Churchill in Britain capitalized on fear of German conquest of Britain and mobilized the British people on a basis of national defense, pure and simple. But Roosevelt and Wallace found it necessary to promise the American people “four freedoms” and “the century of the common man” to whip them not only into acceptance but into enthusiasm for the war. They have, for the most part, failed. Now comes this final proof of the stubborn refusal of the American people to see the war through the same rosy spectacles as their rulers.

The above should not be overestimated, but it should not be ignored. It is a sign of the growing sharpness of class relations in the country. Once the CIO was organized, it not only expressed but sharpened and clarified that fundamental incompatibility of interests which characterizes the relation between the various classes in an advanced society.

But this instinctive resistance to being propagandized and ballyhooed where serious questions are at issue cannot be allowed to dissipate itself. It must be organized.
 

For a Labor Party

At the present stage the workers need to have political expression for all the issues on which they have a point of view of their own. At the present stage, the road to this political expression and clarification is through an Independent Labor Party. It is only there that the workers can bring their ideas, desires and aspirations before leaders of their own choice, leaders who are responsible to them.
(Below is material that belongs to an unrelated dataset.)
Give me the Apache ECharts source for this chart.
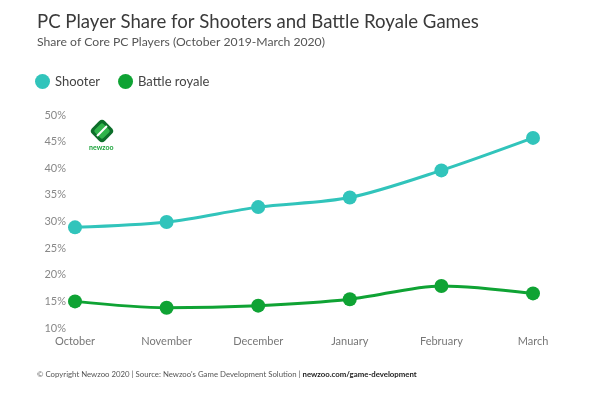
<!DOCTYPE html>
<html>
<head>
<meta charset="utf-8">
<script src="https://cdn.jsdelivr.net/npm/echarts@6/dist/echarts.min.js"></script>
<style>
  html, body { margin: 0; padding: 0; background: #fff; }
  #main { width: 600px; height: 396px; }
</style>
</head>
<body>
<div id="main"></div>
<script>
var months = ["October", "November", "December", "January", "February", "March"];
var shooter = [28.9, 29.9, 32.7, 34.5, 39.6, 45.7];
var battleRoyale = [15.0, 13.8, 14.2, 15.4, 17.9, 16.5];
var yTicks = [10, 15, 20, 25, 30, 35, 40, 45, 50];

var chartDom = document.getElementById("main");
var myChart = echarts.init(chartDom);
var font = "Lato, 'Open Sans', sans-serif";
var option;
option = {
  backgroundColor: "#fff",
  title: [
    {
      text: "PC Player Share for Shooters and Battle Royale Games",
      left: 32,
      top: 7,
      textStyle: { fontFamily: font, fontSize: 18.6, fontWeight: "normal", color: "#3a3a3a" },
    },
    {
      text: "Share of Core PC Players (October 2019-March 2020)",
      left: 32,
      top: 31,
      textStyle: { fontFamily: font, fontSize: 12.2, fontWeight: "normal", color: "#555" },
    },
  ],
  legend: {
    left: 30,
    top: 69,
    icon: "circle",
    itemWidth: 15,
    itemHeight: 15,
    itemGap: 18,
    textStyle: { fontFamily: font, fontSize: 13, color: "#444" },
    data: ["Shooter", "Battle royale"],
  },
  grid: {
    left: 75,
    right: 67,
    top: 115,
    bottom: 68,
    containLabel: false,
  },
  xAxis: {
    type: "category",
    boundaryGap: false,
    data: months,
    axisLine: { show: false },
    axisTick: { show: false },
    axisLabel: { margin: 8, fontFamily: font, fontSize: 11, color: "#777" },
  },
  yAxis: {
    type: "value",
    min: yTicks[0],
    max: yTicks[yTicks.length - 1],
    interval: 5,
    splitLine: { show: false },
    axisLine: { show: false },
    axisTick: { show: false },
    axisLabel: { margin: 9, fontFamily: font, fontSize: 11, color: "#888", formatter: "{value}%" },
  },
  series: [
    {
      name: "Shooter",
      type: "line",
      smooth: 0.3,
      data: shooter,
      symbol: "circle",
      symbolSize: 14,
      itemStyle: { color: "#31c4bb" },
      lineStyle: { width: 3, color: "#31c4bb" },
    },
    {
      name: "Battle royale",
      type: "line",
      smooth: 0.3,
      data: battleRoyale,
      symbol: "circle",
      symbolSize: 14,
      itemStyle: { color: "#0fa334" },
      lineStyle: { width: 3, color: "#0fa334" },
    },
  ],
  graphic: [
    {
      type: "rect",
      x: 102,
      y: 131,
      rotation: Math.PI / 4,
      shape: { x: -9, y: -9, width: 18, height: 18, r: 4 },
      style: { fill: "#0c6e2a" },
    },
    {
      type: "rect",
      x: 102,
      y: 131,
      rotation: Math.PI / 4,
      shape: { x: -6, y: -6, width: 12, height: 12, r: 2 },
      style: { fill: "#2fb34a" },
    },
    {
      type: "rect",
      x: 102,
      y: 131,
      rotation: -Math.PI / 4,
      shape: { x: -1, y: -7, width: 2, height: 14 },
      style: { fill: "#fff" },
    },
    {
      type: "text",
      left: 89,
      top: 144,
      style: { text: "newzoo", fontFamily: font, fontSize: 7, fontWeight: "bold", fill: "#1aa33a" },
    },
    {
      type: "text",
      left: 37,
      top: 370,
      style: {
        rich: {
          a: { fontFamily: font, fontSize: 7.8, fill: "#555" },
          b: { fontFamily: font, fontSize: 7.8, fontWeight: "bold", fill: "#222" },
        },
        text: "{a|© Copyright Newzoo 2020 | Source: Newzoo's Game Development Solution | }{b|newzoo.com/game-development}",
      },
    },
  ],
};
myChart.setOption(option);
</script>
</body>
</html>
The workers may not for the moment have that clear penetration into the economic roots of their dissatisfaction and the drastic political re-orientation which this brings. That is not an argument against but for the formation of an independent Labor Party. They cannot think their thoughts to the end. They cannot even place their powerful instinctive reactions in organized opposition to the ceaseless propaganda the ruling class beats into their ears night and day. Yet their reaction to the invasion shows that they have something of their own to say, shows it as clearly as the strikes show that when Ford and a Ford worker say “We support the war” they mean different things.